Administrative Relief must go to the Supreme Court after flawed 5th Circuit decision


In a disappointing decision, the Fifth Circuit Court of Appeals in New Orleans, ruled last night against the expanded Deferred Action for Childhood Arrivals (DACA) and the Deferred Action for Parents of Americans and Lawful Permanent Residents (DAPA). The court denied the government’s request to remove the preliminary injunction that is stopping the programs from being implemented.

In February, a federal district court in Brownsville, Texas, issued a ruling temporarily blocking President Barack Obama’s administrative relief programs. The Department of Justice filed an emergency motion of stay pending appeal back in March to the Fifth Circuit Court of Appeals.

Last year, President Obama announced executive orders that included DAPA and the expansion of DACA. The deferred actions could benefit about 5 million undocumented immigrants with temporary relief from deportation and with temporary work authorization valid for three years.

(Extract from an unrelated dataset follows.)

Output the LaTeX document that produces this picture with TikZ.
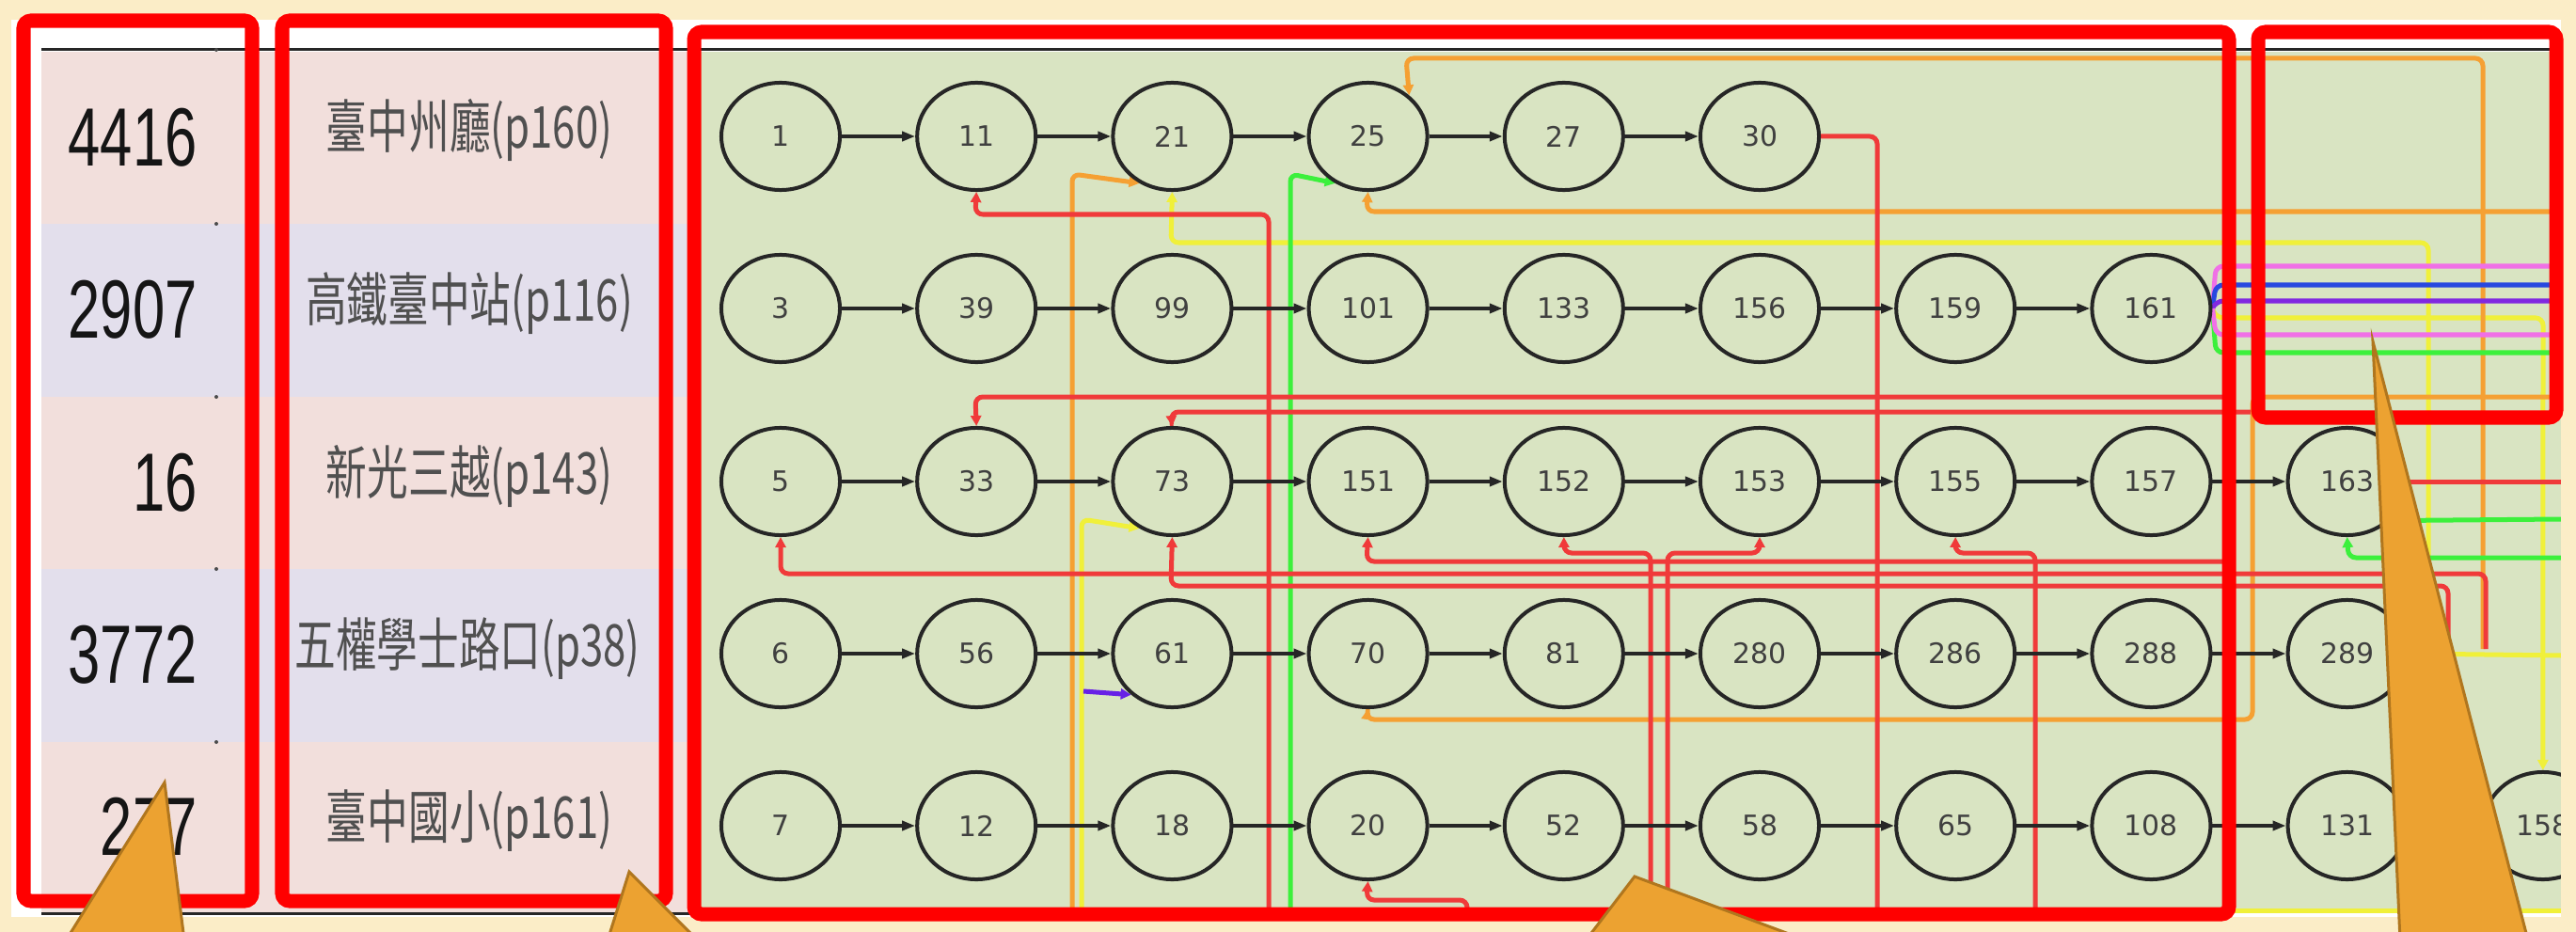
\documentclass[tikz,border=0pt]{standalone}
\usepackage{fontspec}
\setmainfont{DejaVu Sans}
\newfontfamily\cjkfont{Noto Sans CJK TC}
\newfontfamily\numfont{Liberation Sans}
\usetikzlibrary{shapes.geometric,arrows.meta}
\pgfdeclarelayer{bg}
\pgfdeclarelayer{wires}
\pgfdeclarelayer{top}
\pgfsetlayers{bg,wires,main,top}
\definecolor{bgbeige}{HTML}{FBEDC7}
\definecolor{rowpink}{HTML}{F2DFDC}
\definecolor{rowlav}{HTML}{E3DFEC}
\definecolor{graphgreen}{HTML}{D9E4C2}
\definecolor{lred}{HTML}{F03A3A}
\definecolor{lorange}{HTML}{F5A033}
\definecolor{lyellow}{HTML}{F0F03A}
\definecolor{lgreen}{HTML}{3CF03C}
\definecolor{lblue}{HTML}{2848E0}
\definecolor{lpurple}{HTML}{8028E0}
\definecolor{lmagenta}{HTML}{F070E6}
\definecolor{calloutfill}{HTML}{ECA231}
\definecolor{calloutedge}{HTML}{B0761E}
\definecolor{numcol}{HTML}{151515}
\definecolor{namecol}{HTML}{505050}
\begin{document}
\begin{tikzpicture}[x=0.01cm,y=-0.01cm,
  nd/.style={ellipse, draw=black!85, line width=0.04cm, fill=graphgreen,
    minimum width=1.26cm, minimum height=1.14cm, inner sep=0pt,
    font=\fontsize{8.5}{8.5}\selectfont, text=black!75},
  seqarr/.style={-{Triangle[length=0.14cm,width=0.1cm]}, line width=0.04cm, black!85},
  wire/.style={line width=0.05cm, rounded corners=0.08cm},
  warr/.style={wire, -{Triangle[length=0.11cm,width=0.11cm]}},
  redbox/.style={draw=red, line width=0.15cm, rounded corners=0.08cm},
  calltri/.style={fill=calloutfill, draw=calloutedge, line width=0.03cm},
  numlab/.style={anchor=base east, text=numcol, font=\numfont\fontsize{25}{25}\selectfont},
  namelab/.style={anchor=base, text=namecol, font=\cjkfont\fontsize{17.5}{17.5}\selectfont}]
\useasboundingbox (0,0) rectangle (2739,991);

\begin{pgfonlayer}{bg}
\fill[bgbeige] (0,0) rectangle (2739,991);
\fill[white] (12,21) rectangle (2723,975);
\fill[rowpink] (44,55) rectangle (745,238);
\fill[rowlav] (44,238) rectangle (745,422);
\fill[rowpink] (44,422) rectangle (745,605);
\fill[rowlav] (44,605) rectangle (745,789);
\fill[rowpink] (44,789) rectangle (745,970);
\fill[graphgreen] (745,55) rectangle (2723,970);
\draw[line width=0.03cm, black!85] (44,53) -- (2723,53);
\draw[line width=0.03cm, black!85] (44,971) -- (745,971);
\foreach \yy in {53,238,422,605,789} \fill[black!70] (230,\yy) circle (2);
\end{pgfonlayer}

% nodes
\foreach \lab [count=\i from 0] in {1,11,21,25,27,30}
  \node[nd] (n1-\i) at ({830+208.2*\i},145) {\lab};
\foreach \lab [count=\i from 0] in {3,39,99,101,133,156,159,161}
  \node[nd] (n2-\i) at ({830+208.2*\i},328) {\lab};
\foreach \lab [count=\i from 0] in {5,33,73,151,152,153,155,157,163}
  \node[nd] (n3-\i) at ({830+208.2*\i},512) {\lab};
\foreach \lab [count=\i from 0] in {6,56,61,70,81,280,286,288,289}
  \node[nd] (n4-\i) at ({830+208.2*\i},695) {\lab};
\foreach \lab [count=\i from 0] in {7,12,18,20,52,58,65,108,131,158}
  \node[nd] (n5-\i) at ({830+208.2*\i},878) {\lab};

\foreach \r/\last in {1/4,2/6,3/7,4/7,5/8}{
  \foreach \i in {0,...,\last}{
    \pgfmathtruncatemacro\j{\i+1}
    \draw[seqarr] (n\r-\i) -- (n\r-\j);
  }
}

% free ends
\coordinate (o1) at (2640,690);
\coordinate (o2) at (2723,225);
\coordinate (o3) at (1140,975);
\coordinate (o4) at (2723,422);
\coordinate (y1) at (2582,697);
\coordinate (y1b) at (2723,697);
\coordinate (y2) at (1150,975);
\coordinate (y4a) at (745,968);
\coordinate (y4b) at (2723,968);
\coordinate (g1) at (1372,975);
\coordinate (g2) at (2723,375);
\coordinate (g3) at (2723,552);
\coordinate (g4) at (2723,593);
\coordinate (r1e) at (1996,975);
\coordinate (r2s) at (1349,975);
\coordinate (r3s) at (2370,422);
\coordinate (r4s) at (2393,438);
\coordinate (r5s) at (2643,690);
\coordinate (r6s) at (2603,680);
\coordinate (r7s) at (2370,597);
\coordinate (r8s) at (1755,975);
\coordinate (r9s) at (1773,975);
\coordinate (r10s) at (2164,975);
\coordinate (r11s) at (1560,975);
\coordinate (r12e) at (2723,512);
\coordinate (m1e) at (2723,283);
\coordinate (b1e) at (2723,303);
\coordinate (p1e) at (2723,320);
\coordinate (m2e) at (2723,356);
\coordinate (pa) at (1152,735);

\begin{pgfonlayer}{wires}
% yellow
\draw[wire,lyellow] (y4a) -- (y4b);
\draw[warr,lyellow] (y1) -- (2582,258) -- (1245,258) -- (n1-2.south);
\draw[wire,lyellow] (n4-8.east) -- (y1b);
\draw[warr,lyellow] (y2) -- (1150,552) -- (n3-2.235);
\draw[warr,lyellow] (n2-7.east) -- (2356,338) -- (2704,338) -- (n5-9.north);
% orange
\draw[warr,lorange] (o1) -- (2640,62) -- (1495,62) -- (n1-3.45);
\draw[warr,lorange] (o2) -- (1453,225) -- (n1-3.south);
\draw[warr,lorange] (o3) -- (1140,185) -- (n1-2.235);
\draw[warr,lorange] (o4) -- (2395,422) -- (2395,765) -- (1453,765) -- (n4-3.south);
% green
\draw[warr,lgreen] (g1) -- (1372,185) -- (n1-3.235);
\draw[wire,lgreen] (n2-7.east) -- (2356,375) -- (g2);
\draw[wire,lgreen] (n3-8.-42) -- (g3);
\draw[warr,lgreen] (g4) -- (2497,593) -- (n3-8.south);
% red
\draw[wire,lred] (n1-5.east) -- (1996,145) -- (r1e);
\draw[warr,lred] (r2s) -- (1349,228) -- (1037,228) -- (n1-1.south);
\draw[warr,lred] (r3s) -- (1037,422) -- (n3-1.north);
\draw[warr,lred] (r4s) -- (1245,438) -- (n3-2.north);
\draw[warr,lred] (r5s) -- (2643,610) -- (830,610) -- (n3-0.south);
\draw[warr,lred] (r6s) -- (2603,623) -- (1245,623) -- (n3-2.south);
\draw[warr,lred] (r7s) -- (1453,597) -- (n3-3.south);
\draw[warr,lred] (r8s) -- (1755,588) -- (1663,588) -- (n3-4.south);
\draw[warr,lred] (r9s) -- (1773,588) -- (1871,588) -- (n3-5.south);
\draw[warr,lred] (r10s) -- (2164,588) -- (2079,588) -- (n3-6.south);
\draw[warr,lred] (r11s) -- (1560,957) -- (1453,957) -- (n5-3.south);
\draw[wire,lred] (n3-8.east) -- (r12e);
% bundle from 161
\draw[wire,lmagenta] (n2-7.east) -- (2356,283) -- (m1e);
\draw[wire,lblue] (n2-7.east) -- (2356,303) -- (b1e);
\draw[wire,lpurple] (n2-7.east) -- (2356,320) -- (p1e);
\draw[wire,lmagenta] (n2-7.east) -- (2356,356) -- (m2e);
% purple short arrow
\draw[warr,lpurple!80!blue] (pa) -- (n4-2.225);
\end{pgfonlayer}

\begin{pgfonlayer}{top}
% left table texts
\node[numlab] (v1) at (222,176) {\scalebox{0.7}[1]{4416}};
\node[numlab] (v2) at (222,359) {\scalebox{0.7}[1]{2907}};
\node[numlab] (v3) at (222,543) {\scalebox{0.7}[1]{16}};
\node[numlab] (v4) at (222,726) {\scalebox{0.7}[1]{3772}};
\node[numlab] (v5) at (222,909) {\scalebox{0.7}[1]{277}};
\node[namelab] (s1) at (499,158) {\scalebox{0.71}[1]{臺中州廳(p160)}};
\node[namelab] (s2) at (499,341) {\scalebox{0.71}[1]{高鐵臺中站(p116)}};
\node[namelab] (s3) at (499,525) {\scalebox{0.71}[1]{新光三越(p143)}};
\node[namelab] (s4) at (497,708) {\scalebox{0.71}[1]{五權學士路口(p38)}};
\node[namelab] (s5) at (499,891) {\scalebox{0.71}[1]{臺中國小(p161)}};
% right margin cover
\fill[bgbeige] (2723,0) rectangle (2739,991);
% highlight boxes
\draw[redbox] (25,22) rectangle (268,958);
\draw[redbox] (300,22) rectangle (708,958);
\draw[redbox] (738,34) rectangle (2370,972);
\draw[redbox] (2401,34) rectangle (2718,444);
% callout pointers
\filldraw[calltri] (70,1000) -- (175,832) -- (196,1000) -- cycle;
\filldraw[calltri] (646,1000) -- (669,927) -- (742,1000) -- cycle;
\filldraw[calltri] (1686,1000) -- (1738,932) -- (1921,1000) -- cycle;
\filldraw[calltri] (2552,1000) -- (2523,363) -- (2688,1000) -- cycle;
\end{pgfonlayer}
\end{tikzpicture}
\end{document}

Long Island Wins is confident that the programs will have a positive outcome when the Supreme Court reviews the case. The president’s program has deep legal precedent that will ultimately stand up to the scrutiny of the courts. We are confident that soon millions of immigrants across the country, including tens of thousands on Long Islanders will be able to apply for work permits through the deferred action programs and have the chance to live, work, and stay in the United States with their families.

This isn’t simply a lawsuit against president Obama. It’s a lawsuit against American kids and families including thousands of Long Islanders. These policies would improve their lives, create jobs, expand the economy and add billions to our tax coffers.